We then add connections corresponding to edges in the graph. Specifically, for
every edge, we add a connection from its src
to dst
with a weight
edge.toWeight * dst.weight
, and we create a connection from its dst
to
src
with weight edge.froWeight * src.weight
.
Finally, we normalize the weights so that the outbound connections for each node sum to 1 (i.e. it's a valid Markov Chain).
Once the Markov chain is created, we are ready to assign cred. We start with a
uniform distribution over over every node in the graph. Then, we successively
update that distribution with Markov chain actions, until we find a stationary
distribution. We measure how well converged a distribution is by looking at the
infinity-norm difference between that distribution and the distribution with
one more Markov action applied.
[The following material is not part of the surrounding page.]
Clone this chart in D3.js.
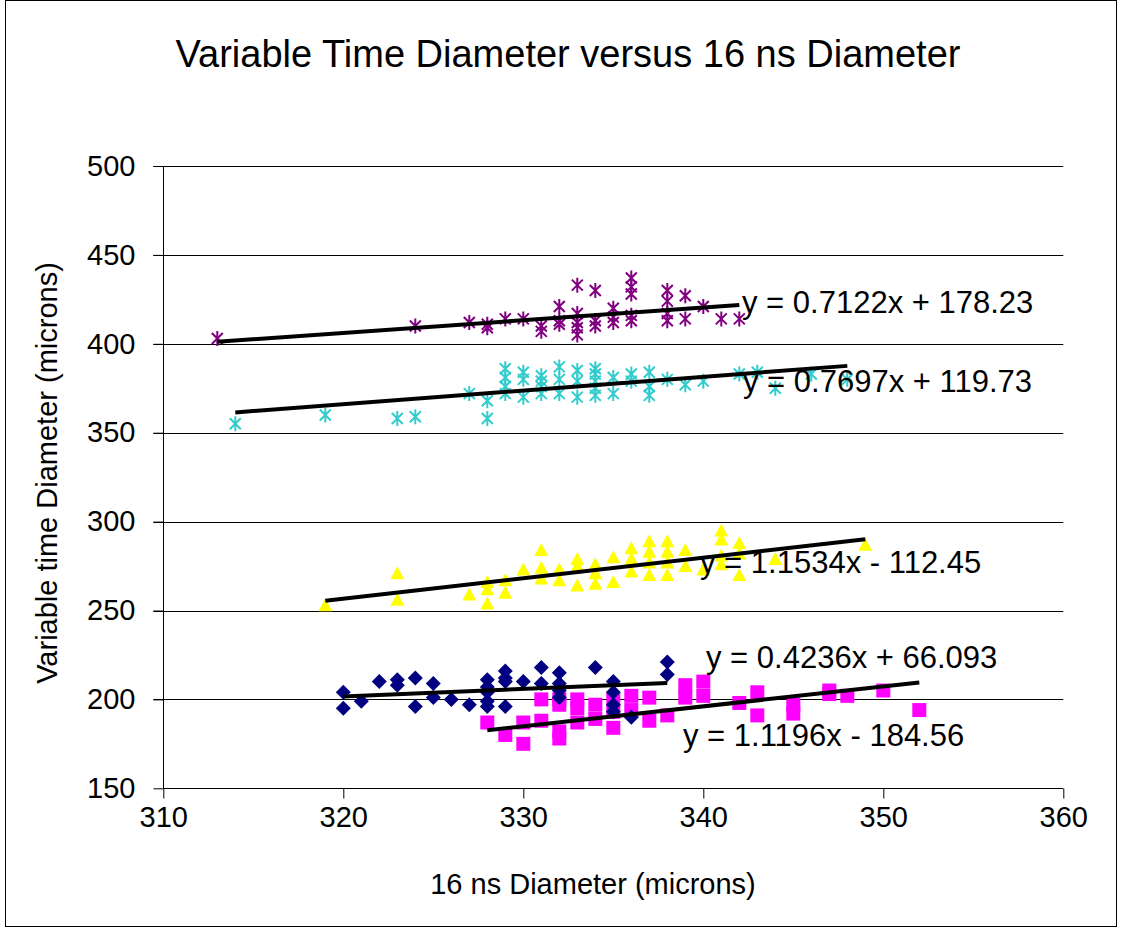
<!DOCTYPE html>
<html><head><meta charset="utf-8">
<script src="https://cdn.jsdelivr.net/npm/d3@7"></script>
<style>body{margin:0;background:#fff}svg{display:block}text{font-family:"Liberation Sans",Arial,sans-serif;fill:#000}</style>
</head><body>
<script>
// ---- data ----
const xTicks = [310,320,330,340,350,360];
const yTicks = [150,200,250,300,350,400,450,500];

const purpleX = [313,324,327,328,328,329,330,331,331,332,332,332,333,333,333,333,333,334,334,334,335,335,335,336,336,336,336,336,338,338,338,338,339,339,340,341,342];
const purpleY = [403,410,412,411,409,414,414,410,407,421,413,411,433,417,412,409,405,430,413,410,420,415,412,437,432,428,416,413,430,424,417,413,427,414,421,414,414];

const cyanX = [314,319,323,324,327,328,328,329,329,329,329,330,330,330,331,331,331,331,332,332,332,333,333,333,334,334,334,334,334,335,335,336,336,337,337,337,338,339,340,342,343,344,346,348];
const cyanY = [355,360,358,359,372,368,358,386,381,376,372,384,380,370,382,379,376,372,387,380,372,385,379,370,386,383,379,375,371,381,372,383,379,384,376,371,380,377,379,383,384,375,383,380];

const yellowX = [319,323,323,327,328,328,328,329,329,330,331,331,331,332,332,333,333,333,334,334,334,335,335,336,336,336,337,337,337,337,338,338,338,338,339,339,340,341,341,341,341,342,342,342,344,349];
const yellowY = [253,271,256,259,266,262,254,267,260,273,284,274,268,273,267,279,275,264,276,271,265,280,266,285,279,272,289,283,277,270,289,283,277,270,284,275,273,295,290,281,276,288,282,270,279,287];

const navyX = [320,320,321,322,323,323,324,324,325,325,326,327,328,328,328,328,328,329,329,329,329,330,331,331,332,332,332,332,334,335,335,335,335,336,338,338];
const navyY = [204,195,199,210,211,208,212,196,209,201,200,197,211,207,204,199,196,216,212,210,196,210,218,209,215,209,205,201,218,210,204,197,193,190,221,214];

const magentaX = [328,329,330,330,331,331,332,332,332,332,333,333,333,334,334,335,335,335,336,336,337,337,338,339,339,340,340,342,343,343,345,345,347,347,348,350,352];
const magentaY = [187,180,187,175,200,188,200,197,182,178,200,195,187,197,189,200,193,184,202,194,201,188,191,208,201,210,202,198,204,191,197,192,205,203,202,205,194];

// trendline equations as printed on the chart
const seriesNames = ["magenta","navy","yellow","cyan","purple"];
const slopes      = [1.1196, 0.4236, 1.1534, 0.7697, 0.7122];
const intercepts  = [-184.56, 66.093, -112.45, 119.73, 178.23];
const eqLabels    = ["y = 1.1196x - 184.56","y = 0.4236x + 66.093","y = 1.1534x - 112.45","y = 0.7697x + 119.73","y = 0.7122x + 178.23"];

// ---- layout / style ----
const W = 1122, H = 930;
const L = 163.3, R = 1063.3, T = 166, B = 788.3;
const styles = {
  magenta:{color:"#FF00FF", shape:"square"},
  navy:{color:"#000080", shape:"diamond"},
  yellow:{color:"#FFFF00", shape:"triangle"},
  cyan:{color:"#33CCCC", shape:"star"},
  purple:{color:"#800080", shape:"star"}
};
const labelPos = { // pixel anchor (left, vertical middle)
  magenta:[683,735], navy:[706,657], yellow:[700,562], cyan:[743,381], purple:[742,302]
};
const data = {
  magenta:[magentaX,magentaY], navy:[navyX,navyY], yellow:[yellowX,yellowY],
  cyan:[cyanX,cyanY], purple:[purpleX,purpleY]
};

const svg = d3.select("body").append("svg").attr("width",W).attr("height",H);
svg.append("rect").attr("x",5.5).attr("y",0.5).attr("width",1111).attr("height",926)
  .attr("fill","#fff").attr("stroke","#000").attr("stroke-width",1);

const x = d3.scaleLinear().domain([310,360]).range([L,R]);
const y = d3.scaleLinear().domain([150,500]).range([B,T]);

// gridlines
svg.append("g").selectAll("line").data(yTicks.filter(d=>d>150)).join("line")
  .attr("x1",L-10).attr("x2",R).attr("y1",d=>Math.round(y(d))+0.5).attr("y2",d=>Math.round(y(d))+0.5)
  .attr("stroke","#000").attr("stroke-width",1);

// axes
const yAxis = svg.append("g").attr("transform",`translate(${Math.round(L)+0.5},0)`)
  .call(d3.axisLeft(y).tickValues(yTicks).tickSize(10).tickPadding(18).tickFormat(d3.format("d")));
const xAxis = svg.append("g").attr("transform",`translate(0,${Math.round(B)+0.5})`)
  .call(d3.axisBottom(x).tickValues(xTicks).tickSize(10).tickPadding(8).tickFormat(d3.format("d")));
[yAxis,xAxis].forEach(g=>{
  g.select(".domain").attr("stroke","#000");
  g.selectAll(".tick line").attr("stroke","#000");
  g.selectAll("text").attr("font-size",29).attr("fill","#000")
   .style("font-family",'"Liberation Sans",Arial,sans-serif');
});
yAxis.select(".domain").attr("d",`M0,${T}V${B}`);
xAxis.select(".domain").attr("d",`M${L},0H${R}`);

// markers
function markerPath(shape){
  if(shape==="square") return "M-7,-7H7V7H-7Z";
  if(shape==="diamond") return "M0,-7.5L7.5,0L0,7.5L-7.5,0Z";
  if(shape==="triangle") return "M0,-7L7,6H-7Z";
  return "M-5.5,-5.5L5.5,5.5M-5.5,5.5L5.5,-5.5M0,-7.5V7.5";
}
seriesNames.forEach(name=>{
  const [xs,ys] = data[name];
  const st = styles[name];
  const pts = xs.map((v,i)=>[v,ys[i]]);
  const g = svg.append("g");
  const sel = g.selectAll("path").data(pts).join("path")
    .attr("transform",d=>`translate(${x(d[0])},${y(d[1])})`)
    .attr("d",markerPath(st.shape));
  if(st.shape==="star") sel.attr("fill","none").attr("stroke",st.color).attr("stroke-width",2);
  else sel.attr("fill",st.color).attr("stroke","none");
});

// trendlines
seriesNames.forEach((name,i)=>{
  const xs = data[name][0];
  const x0 = d3.min(xs), x1 = d3.max(xs);
  svg.append("line")
    .attr("x1",x(x0)).attr("y1",y(slopes[i]*x0+intercepts[i]))
    .attr("x2",x(x1)).attr("y2",y(slopes[i]*x1+intercepts[i]))
    .attr("stroke","#000").attr("stroke-width",4);
});

// equation labels
seriesNames.forEach((name,i)=>{
  const p = labelPos[name];
  svg.append("text").attr("x",p[0]).attr("y",p[1]).attr("dy","0.36em")
    .attr("font-size",31).text(eqLabels[i]);
});

// titles
svg.append("text").attr("x",568).attr("y",53).attr("dy","0.36em").attr("text-anchor","middle")
  .attr("font-size",38).text("Variable Time Diameter versus 16 ns Diameter");
svg.append("text").attr("x",593).attr("y",884).attr("dy","0.36em").attr("text-anchor","middle")
  .attr("font-size",29).text("16 ns Diameter (microns)");
svg.append("text").attr("transform","translate(47,473) rotate(-90)").attr("dy","0.36em")
  .attr("text-anchor","middle").attr("font-size",29).text("Variable time Diameter (microns)");
</script>
</body></html>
Concretely, if A
is the transition matrix
corresponding to the chain, then:
convergenceDelta(x: Distribution) = infinityNorm(x - A * x)
We keep iterating until the convergence delta is sufficiently small, or until a max number of iterations is reached.
The raw cred scores generalized by this algorithm form a probability distribution. This means that most users will have tiny scores like 0.00363, which is aesthetically unappealing for human consumption, and hard to compare across projects. To make the scores easier for humans to remember and interpret, we re-normalize the scores so that all GitHub user accounts, in aggregate, share 1000 cred. The normalization algorithm is linear, i.e. every score is multiplied by the same constant.